The 'big data' challenge
Volume, variety, veracity and velocity of data.
According to computer giant IBM, 2.5 exabytes – that’s 2.5bn gigabytes – of data were generated on the Web every day in 2012 and Europe’s governments are sitting on data assets that could be worth €40bn a year. Dr Elena Simperl, Associate Professor in the Web Internet Science Group explains the issues with ‘big data’ and what this wealth of data could be used for.
Big data is the term used for a collection of data sets so large and complex that it becomes difficult to process. However, when focusing on the amount of data produced on the Web, it’s not just about volume, Elena explains.
“We are constantly being bombarded with a variety of different data in different languages, and different formats such as images and videos. The veracity of the data is also an issue; it could be inaccurate or out of date,” she says. “Finally velocity of data is something to think about. Many data these days come from data streams – for example in social media where a stream of posts changes all the time – instead of one database where data may remain unchanged for long periods.”
Elena is an expert in semantic technologies, which involve using formal knowledge representation and artificial intelligence methods to teach machines to understand the meaning of data and potentially predict behaviour in the future. “Semantic technologies give us the means to infer new knowledge based on what we see. They also give us the means to integrate data that comes from many different sources on the Web,” says Elena.
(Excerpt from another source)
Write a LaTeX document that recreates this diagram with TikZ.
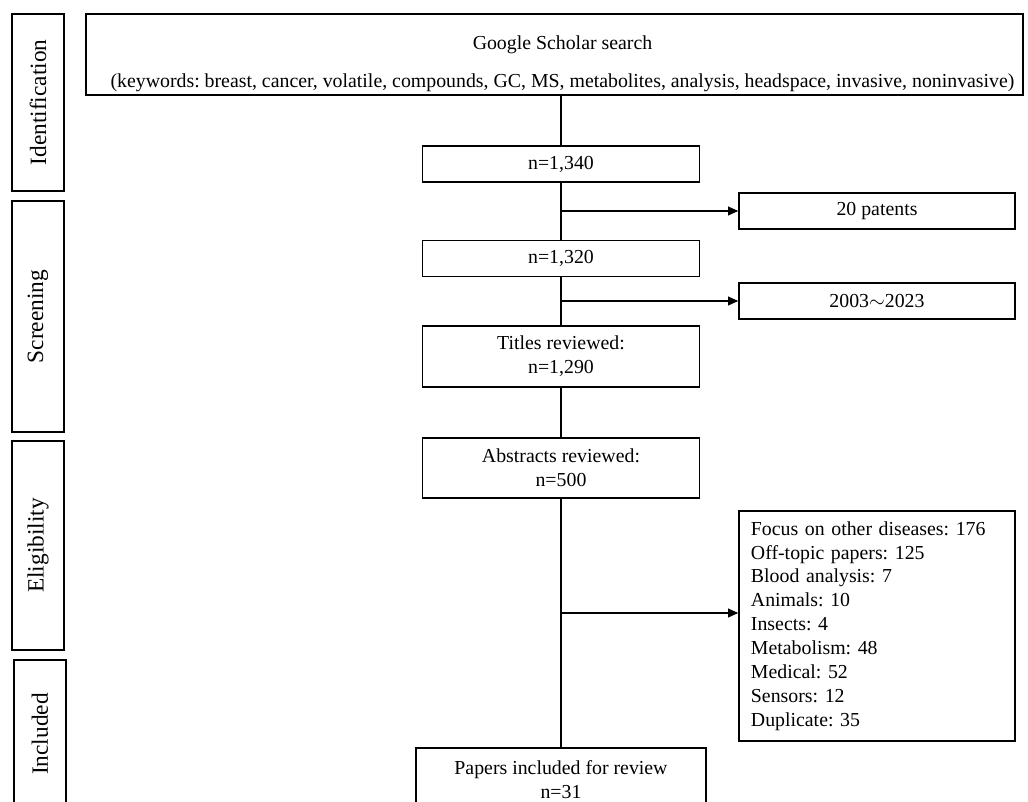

This kind of technology is very useful in digital marketing. Data from social media analysis can give huge insights into how consumers think. “In marketing it is important to predict how a certain message will be received, but also to suggest when a brand should take the initiative and launch a new campaign or reach out to particular customers,” Elena explains.
“Our research looks at predicting how behaviour on the Web will change by observing what has already happened, but also – and this is where web science comes in – by injecting what we know from theories from social sciences and economics about human behaviour.”
Our research looks at predicting how behaviour on the Web will change by observing what has already happened, but also – and this is where web science comes in – by injecting what we know from theories from social sciences and economics about human behaviour
Elena and her team are also focusing on improving the quality of data using social computing and crowdsourcing platforms. Their latest project involves collecting and analysing data on light pollution. With increased urbanisation and more people moving from the countryside to the cities, and with our increase in energy consumption, pollution from lighting is still a big issue. “We are working with communities that are concerned with this development, collecting data from them as well as from sensors from different environmental agencies,” says Elena. “Using big algorithms, we identify patterns in behaviour and use comparative analysis between phenomena that happen across the world, to understand what causes changes in light pollution in different areas.”
“The overall aim of the project is to use all this crowdsourced information to determine how we could create light sources that are better for the environment and for the people living in those areas,” Elena says. “Our approach to all our work is to think about the human element involved when solving technological problems – that’s what web science is all about.”
Southampton is the birthplace of the web science discipline, which provides a thorough understanding of the Web as a social and technical phenomenon. This demands new ways of working, across traditional academic disciplines, to build skills and expertise in the technical underpinnings of the Web as well as the social processes that have shaped its evolution and the impact of the Web on society.
“In recent times our Web and Internet Science research group has fought for more awareness of interdisciplinary research and the importance of the Web across disciplines,” explains Elena. “Going forward, this is the only way we can tackle global issues such as big data, by collaborating with social and human scientists to make sure we understand behaviour. Then we can develop tools that are going to be really useful for the user.”